The fact is that an open office isn’t an open-and-closed proposition. Usually, a workplace requires a carefully considered balance of customized layout options. Design considerations must start with a careful review of your organization’s culture, employee demographics, branding, and business objectives.
Customize and adapt. There is no such thing as a one-size-fits-all workplace strategy, and many options can engage employees in the decision-making process. By applying evidence-based, best practices — including employee feedback, change management plans, and numerous other amenities such as on-site cafes and fitness centers — organizations can deliver open and hybrid offices that enhance workflow and productivity. Other amenities are increasingly part of new workplace solutions, and the most sought-after features include food, wellness programs, sustainability measures such as natural lighting and “green roofs,” courtyards, bike racks, and automated parking.

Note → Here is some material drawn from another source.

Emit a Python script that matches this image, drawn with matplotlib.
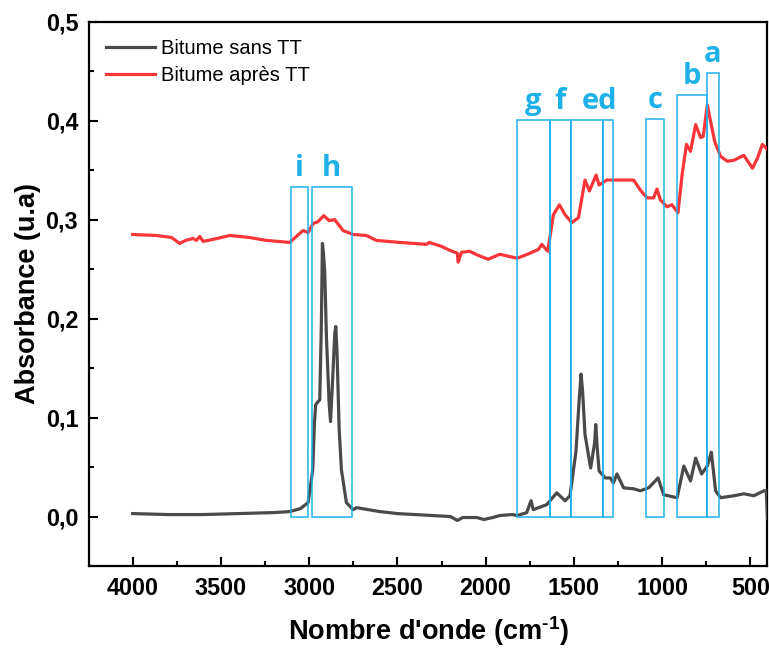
import matplotlib

matplotlib.use("Agg")

import matplotlib.pyplot as plt
from matplotlib.patches import Rectangle
from matplotlib.ticker import FuncFormatter, MultipleLocator

# Bitume sans TT (wavenumber cm-1, absorbance)
wn_sans = [4000, 3800, 3600, 3400, 3200, 3110, 3050, 3006, 2980, 2970, 2963,
           2950, 2940, 2931, 2925, 2920, 2912, 2902, 2887, 2879, 2868, 2855,
           2849, 2842, 2830, 2817, 2789, 2751, 2730, 2700, 2600, 2500, 2400,
           2300, 2200, 2160, 2130, 2100, 2050, 2010, 1960, 1920, 1850, 1821,
           1767, 1743, 1730, 1654, 1597, 1550, 1522, 1488, 1470, 1459, 1450,
           1437, 1405, 1382, 1376, 1368, 1357, 1322, 1294, 1276, 1256, 1218,
           1161, 1124, 1076, 1023, 991, 915, 877, 839, 810, 776, 744, 721,
           697, 669, 593, 537, 480, 423, 410, 403]
abs_sans = [0.003, 0.002, 0.002, 0.003, 0.004, 0.005, 0.008, 0.014, 0.047,
            0.095, 0.113, 0.116, 0.118, 0.194, 0.276, 0.268, 0.248, 0.181,
            0.115, 0.096, 0.135, 0.185, 0.192, 0.165, 0.088, 0.047, 0.014,
            0.007, 0.009, 0.008, 0.005, 0.003, 0.002, 0.001, 0.000, -0.004,
            -0.001, -0.001, -0.001, -0.003, -0.001, 0.001, 0.002, 0.001, 0.004,
            0.016, 0.007, 0.012, 0.024, 0.016, 0.021, 0.066, 0.118, 0.144,
            0.125, 0.083, 0.049, 0.075, 0.093, 0.070, 0.046, 0.039, 0.039,
            0.034, 0.043, 0.029, 0.028, 0.026, 0.029, 0.039, 0.022, 0.019,
            0.051, 0.036, 0.059, 0.043, 0.051, 0.065, 0.026, 0.019, 0.021,
            0.023, 0.021, 0.026, 0.026, -0.002]

# Bitume apres TT
wn_apres = [4000, 3866, 3780, 3734, 3700, 3658, 3639, 3620, 3601, 3520, 3450,
            3340, 3242, 3110, 3035, 3006, 2978, 2950, 2917, 2887, 2855, 2808,
            2751, 2675, 2619, 2487, 2335, 2320, 2250, 2203, 2160, 2156, 2137,
            2090, 2043, 1986, 1920, 1821, 1749, 1700, 1682, 1648, 1616, 1582,
            1550, 1512, 1474, 1437, 1412, 1374, 1357, 1314, 1256, 1161, 1124,
            1085, 1048, 1029, 1010, 972, 944, 910, 887, 862, 839, 810, 782,
            767, 744, 725, 702, 669, 631, 593, 537, 507, 488, 460, 432, 403]
abs_apres = [0.285, 0.284, 0.282, 0.276, 0.279, 0.281, 0.279, 0.283, 0.278,
             0.281, 0.284, 0.282, 0.279, 0.277, 0.289, 0.287, 0.296, 0.298,
             0.304, 0.299, 0.300, 0.289, 0.285, 0.284, 0.279, 0.277, 0.275,
             0.277, 0.273, 0.269, 0.266, 0.257, 0.267, 0.268, 0.264, 0.260,
             0.265, 0.261, 0.266, 0.270, 0.275, 0.268, 0.305, 0.315, 0.305,
             0.297, 0.302, 0.340, 0.329, 0.345, 0.335, 0.340, 0.340, 0.340,
             0.330, 0.322, 0.322, 0.331, 0.320, 0.313, 0.315, 0.307, 0.345,
             0.376, 0.369, 0.396, 0.383, 0.384, 0.416, 0.399, 0.379, 0.364,
             0.359, 0.360, 0.365, 0.357, 0.352, 0.362, 0.376, 0.371]

# band boxes: (high wavenumber, low wavenumber, top)
box_hi = [3105, 2986, 1820, 1637, 1517, 1335, 1089, 918, 748]
box_lo = [3005, 2756, 1637, 1517, 1335, 1279, 988, 748, 676]
box_top = [0.333, 0.333, 0.401, 0.401, 0.401, 0.401, 0.402, 0.426, 0.448]

band_labels = ["i", "h", "g", "f", "ed", "c", "b", "a"]
band_label_x = [3058, 2872, 1729, 1577, 1355, 1038, 833, 712]
band_label_y = [0.344, 0.344, 0.412, 0.412, 0.412, 0.413, 0.437, 0.459]

x_ticks = [4000, 3500, 3000, 2500, 2000, 1500, 1000, 500]
y_ticks = [0.0, 0.1, 0.2, 0.3, 0.4, 0.5]

blue = "#1DB1E8"

plt.rcParams["font.family"] = ["Liberation Sans", "DejaVu Sans"]
plt.rcParams["mathtext.fontset"] = "custom"
plt.rcParams["mathtext.rm"] = "Liberation Sans:bold"
plt.rcParams["mathtext.bf"] = "Liberation Sans:bold"

fig = plt.figure(figsize=(7.69, 6.5), dpi=100)
ax = fig.add_axes([0.1161, 0.1292, 0.8819, 0.8374])

ax.plot(wn_sans, abs_sans, color="#4A4A4A", lw=2.3, label="Bitume sans TT",
        solid_joinstyle="round", zorder=3)
ax.plot(wn_apres, abs_apres, color="#F83539", lw=2.3, label="Bitume après TT",
        solid_joinstyle="round", zorder=3)

for hi, lo, top in zip(box_hi, box_lo, box_top):
    ax.add_patch(Rectangle((lo, 0.0), hi - lo, top, fill=False,
                           edgecolor=blue, lw=1.1, zorder=4))

for lab, x, y in zip(band_labels, band_label_x, band_label_y):
    ax.text(x, y, lab, color=blue, fontsize=21, fontweight="bold",
            family="Open Sans", ha="center", va="baseline")

ax.set_xlim(4246, 403)
ax.set_ylim(-0.05, 0.5)

ax.set_xticks(x_ticks)
ax.set_yticks(y_ticks)
ax.xaxis.set_minor_locator(MultipleLocator(250))
ax.yaxis.set_minor_locator(MultipleLocator(0.05))
ax.yaxis.set_major_formatter(FuncFormatter(lambda v, p: f"{v:.1f}".replace(".", ",")))

ax.tick_params(which="major", direction="in", length=6.5, width=1.5,
               labelsize=16.8, pad=8)
ax.tick_params(which="minor", direction="in", length=3.5, width=1.5)
for lab in ax.get_xticklabels() + ax.get_yticklabels():
    lab.set_fontweight("bold")

for side in ["left", "bottom", "top", "right"]:
    ax.spines[side].set_linewidth(1.6)

ax.set_xlabel("Nombre d'onde (cm$^{\\text{-1}}$)", fontsize=19.5,
              fontweight="bold", labelpad=10)
ax.set_ylabel("Absorbance (u.a)", fontsize=19.5, fontweight="bold", labelpad=3)

ax.legend(loc="upper left", bbox_to_anchor=(0.0, 1.0), frameon=False,
          fontsize=14.5, handlelength=2.4, handletextpad=0.3, labelspacing=0.4,
          borderaxespad=0.45)

fig.savefig("out.png", dpi=100)
plt.close(fig)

Anticipate and manage pushback. As mentioned above, some employees may still feel uneasy about switching from private offices to collaborative space. While lack of privacy is part of their apprehension, they may also fear that giving up their office means compromising their status.
Time-tested methods to approach pushback can help involve employees in the workplace transformation process. Traditional change management plans include sending e-mail updates, forming a core project team, interviewing key employees and stakeholders, and creating design mockups. More creative and tech-centric methods include podcasts, video updates, and an Intranet where employees can view plans and provide feedback. Change management plans work most effectively when they are tailored to your staff.
Here are some training examples to consider incorporating into your plan:
- Offer guided workshops to help staff reflect and visualize on how they work today and how they could work in alternative settings.
- Take employees on a tour of alternative office environments and encourage them to talk with the staff there about their workplace.
- Present proposed changes to employees. Then, candidly review the designs and address feedback and concerns.